Mergulhando as crianças nos ecrãs, condicionamos-lhes o desenvolvimento motor, social e intelectual. Lendo menos livros, elas adquirem menos vocabulário, menos capacidade de concentração, desenvolvem dificuldades de expressão das emoções e das ideias, dá-se nelas a simplificação do pensamento. Desmurget avisa de forma clara: tornar-se-ão crianças tristemente semelhantes às descritas por Aldous Huxley no seu famoso romance distópico Admirável Mundo Novo.
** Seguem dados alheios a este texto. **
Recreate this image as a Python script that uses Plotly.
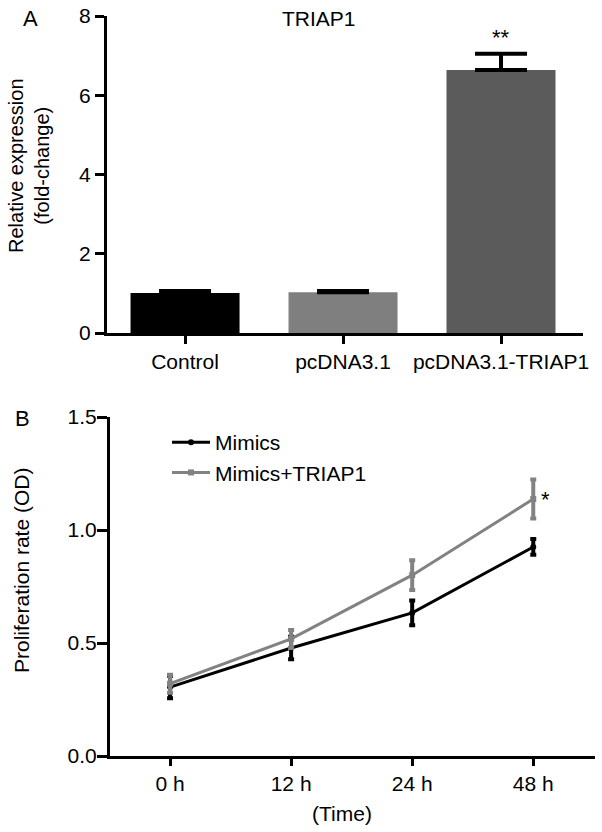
import plotly.graph_objects as go

# ---- Panel A data ----
groups = ["Control", "pcDNA3.1", "pcDNA3.1-TRIAP1"]
expr_vals = [1.01, 1.03, 6.64]
expr_err = [0.05, 0.03, 0.41]
bar_colors = ["#000000", "#7f7f7f", "#5b5b5b"]
a_yticks = [0, 2, 4, 6, 8]

# ---- Panel B data ----
times = ["0 h", "12 h", "24 h", "48 h"]
mimics = [0.305, 0.478, 0.633, 0.925]
mimics_err = [0.05, 0.05, 0.055, 0.035]
mimics_triap = [0.32, 0.518, 0.80, 1.137]
mimics_triap_err = [0.04, 0.04, 0.066, 0.086]
b_yticks = [0.0, 0.5, 1.0, 1.5]
b_yticklabels = ["0.0", "0.5", "1.0", "1.5"]

W, H = 602, 832
FONT = "Liberation Sans, Arial, sans-serif"

def px_x(x):
    return x / W

def px_y(y):
    return 1 - y / H

fig = go.Figure()

fig.add_trace(go.Bar(
    x=groups, y=expr_vals, width=0.69,
    marker=dict(color=bar_colors, line=dict(width=0)),
    error_y=dict(type="data", symmetric=False, array=expr_err,
                 arrayminus=[0, 0, 0], color="#000000", thickness=4, width=26),
    xaxis="x", yaxis="y", showlegend=False,
))

fig.add_trace(go.Scatter(
    x=times, y=mimics, mode="lines+markers", name="Mimics",
    line=dict(color="#000000", width=3),
    marker=dict(symbol="circle", size=6, color="#000000"),
    error_y=dict(type="data", array=mimics_err, color="#000000", thickness=4, width=3),
    xaxis="x2", yaxis="y2",
))
fig.add_trace(go.Scatter(
    x=times, y=mimics_triap, mode="lines+markers", name="Mimics+TRIAP1",
    line=dict(color="#828282", width=3),
    marker=dict(symbol="square", size=6, color="#828282"),
    error_y=dict(type="data", array=mimics_triap_err, color="#828282", thickness=4, width=3),
    xaxis="x2", yaxis="y2",
))

axis_common = dict(showline=True, linecolor="#000000", linewidth=3, showgrid=False,
                   zeroline=False, ticks="outside", tickcolor="#000000", tickwidth=3,
                   automargin=False, tickfont=dict(family=FONT, size=21, color="#000000"))

def txt(text, x, y, size=21, angle=0, xref="paper", yref="paper", **kw):
    d = dict(text=text, x=x, y=y, xref=xref, yref=yref, showarrow=False,
             textangle=angle, font=dict(family=FONT, size=size, color="#000000"))
    d.setdefault("xanchor", "center")
    d.setdefault("yanchor", "middle")
    d.update(kw)
    return d

annotations = [
    txt("A", px_x(30), px_y(18), size=22),
    txt("TRIAP1", px_x(319), px_y(18), size=21),
    txt("Relative expression<br>(fold-change)", px_x(29), px_y(166), size=20, angle=-90),
    txt("**", groups[2], expr_vals[2] + expr_err[2], size=22, xref="x", yref="y",
        yanchor="bottom", yshift=2),
    txt("B", px_x(22), px_y(418), size=22),
    txt("Proliferation rate (OD)", px_x(21), px_y(571), size=21, angle=-90),
    txt("(Time)", px_x(342), px_y(813), size=21),
    txt("*", times[3], mimics_triap[3], size=22, xref="x2", yref="y2",
        xanchor="left", xshift=6),
]

fig.update_layout(
    width=W, height=H,
    margin=dict(l=0, r=0, t=0, b=0),
    paper_bgcolor="#ffffff", plot_bgcolor="#ffffff",
    font=dict(family=FONT, size=21, color="#000000"),
    xaxis=dict(domain=[px_x(107), px_x(583)], anchor="y", range=[-0.494, 2.519],
               ticklen=8, type="category", **axis_common),
    yaxis=dict(domain=[px_y(333), px_y(16)], anchor="x", range=[0, 8],
               tickvals=a_yticks, ticklen=9, **axis_common),
    xaxis2=dict(domain=[px_x(110), px_x(595)], anchor="y2", range=[-0.496, 3.51],
                ticklen=7, type="category", **axis_common),
    yaxis2=dict(domain=[px_y(756), px_y(417)], anchor="x2", range=[0, 1.5],
                tickvals=b_yticks, ticktext=b_yticklabels, ticklen=10,
                ticklabelstandoff=-4, **axis_common),
    legend=dict(x=px_x(167), y=px_y(422), xanchor="left", yanchor="top",
                bgcolor="rgba(0,0,0,0)", font=dict(family=FONT, size=21, color="#000000"),
                tracegroupgap=0, itemwidth=38),
    annotations=annotations,
)

fig.write_html("out.html", config={"displayModeBar": False},
               post_script="document.body.style.margin='0';document.body.style.padding='0';")
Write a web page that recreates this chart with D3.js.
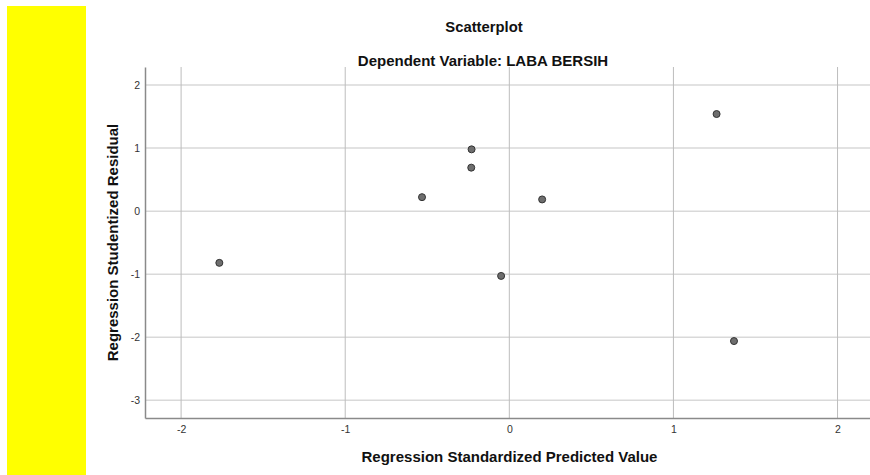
<!DOCTYPE html>
<html><head><meta charset="utf-8">
<script src="https://cdn.jsdelivr.net/npm/d3@7"></script>
<style>body{margin:0;background:#fff;} svg{display:block;}</style>
</head><body>
<svg id="c" width="870" height="475"></svg>
<script>
const title = "Scatterplot";
const subtitle = "Dependent Variable: LABA BERSIH";
const xLabel = "Regression Standardized Predicted Value";
const yLabel = "Regression Studentized Residual";
const predicted = [-1.767, -0.230, -0.232, -0.532, 0.200, -0.050, 1.263, 1.369];
const residual  = [-0.82, 0.98, 0.69, 0.222, 0.186, -1.027, 1.54, -2.06];
const xTicks = [-2, -1, 0, 1, 2];
const yTicks = [-3, -2, -1, 0, 1, 2];

const svg = d3.select("#c");
const font = "Arial, 'Liberation Sans', sans-serif";
svg.append("rect").attr("x",7).attr("y",6).attr("width",79).attr("height",469).attr("fill","#ffff00");

const L=145, R=872, T=67, B=418;
const x = d3.scaleLinear().domain([-2.22, 2.21]).range([L, R]);
const y = d3.scaleLinear().domain([-3.28, 2.286]).range([B, T]);

// horizontal gridlines
svg.append("g").selectAll("line").data(yTicks).join("line")
  .attr("x1",L).attr("x2",R).attr("y1",d=>y(d)).attr("y2",d=>y(d))
  .attr("stroke","#d9d9d9").attr("stroke-width",1.5);
// vertical gridlines
svg.append("g").selectAll("line").data(xTicks).join("line")
  .attr("y1",T).attr("y2",B).attr("x1",d=>x(d)).attr("x2",d=>x(d))
  .attr("stroke","#bdbdbd").attr("stroke-width",1);

// axes
const fmt = d => String(d);
const xAxis = d3.axisBottom(x).tickValues(xTicks).tickSize(0).tickPadding(8).tickFormat(fmt);
const yAxis = d3.axisLeft(y).tickValues(yTicks).tickSize(0).tickPadding(5).tickFormat(fmt);
const gx = svg.append("g").attr("transform",`translate(0,${B})`).call(xAxis);
const gy = svg.append("g").attr("transform",`translate(${L},0)`).call(yAxis);
[gx,gy].forEach(g=>{
  g.select(".domain").attr("stroke","#8a8a8a").attr("stroke-width",1.5);
  g.selectAll("text").attr("font-family",font).attr("font-size",10.5).attr("fill","#333");
});
gx.selectAll("text").attr("dy","0.71em");

// points
svg.append("g").selectAll("circle").data(predicted).join("circle")
  .attr("cx",(d)=>x(d)).attr("cy",(d,i)=>y(residual[i])).attr("r",3.5)
  .attr("fill","#6e6e6e").attr("stroke","#333").attr("stroke-width",1);

// titles
svg.append("text").attr("x",484).attr("y",32).attr("text-anchor","middle")
  .attr("font-family",font).attr("font-size",14.8).attr("font-weight","bold").attr("fill","#111").text(title);
svg.append("text").attr("x",483).attr("y",66).attr("text-anchor","middle")
  .attr("font-family",font).attr("font-size",15).attr("font-weight","bold").attr("fill","#111").text(subtitle);
svg.append("text").attr("x",509.5).attr("y",462).attr("text-anchor","middle")
  .attr("font-family",font).attr("font-size",15).attr("font-weight","bold").attr("fill","#111").text(xLabel);
svg.append("text").attr("transform",`translate(118,${(T+B)/2}) rotate(-90)`).attr("text-anchor","middle")
  .attr("font-family",font).attr("font-size",15).attr("font-weight","bold").attr("fill","#111").text(yLabel);
</script>
</body></html>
Antes dos 18 anos, os nossos filhos terão passado o equivalente a 30 anos letivos em frente a ecrãs.
Face a este cenário, não é difícil perceber que, se nada fizermos, o livro tem os dias contados enquanto objeto de interesse para o grande público e que aquilo que ele tem a oferecer será aproveitado por muito poucos. A capacidade de concentração, a atenção a uma só coisa, está a desaparecer. As crianças, e muitos adultos, vivem em contexto de estímulo permanente, prestando a atenção possível a várias coisas, e dependentes da tal bombinha de dopamina que transportam no bolso para todo o lado e a que se vulgarizou chamar smartphone. Há dias, ouvi um outro autor meu, da área da psicologia, o professor Luís Fernandes, explicar numa entrevista que muitos adultos desenvolvem estados de ansiedade, até com resposta física, se não estiverem com o telemóvel. Como será com as crianças?
Ficará na história o governante que, através de uma política pública tão inesperada no quadro das que têm mudado o rumo das nações, tiver a lucidez e a visão necessárias para reescrever e dar a ler o nosso futuro através de medidas que façam da leitura um desígnio nacional. Não é nada senão isso aquilo que é preciso fazer.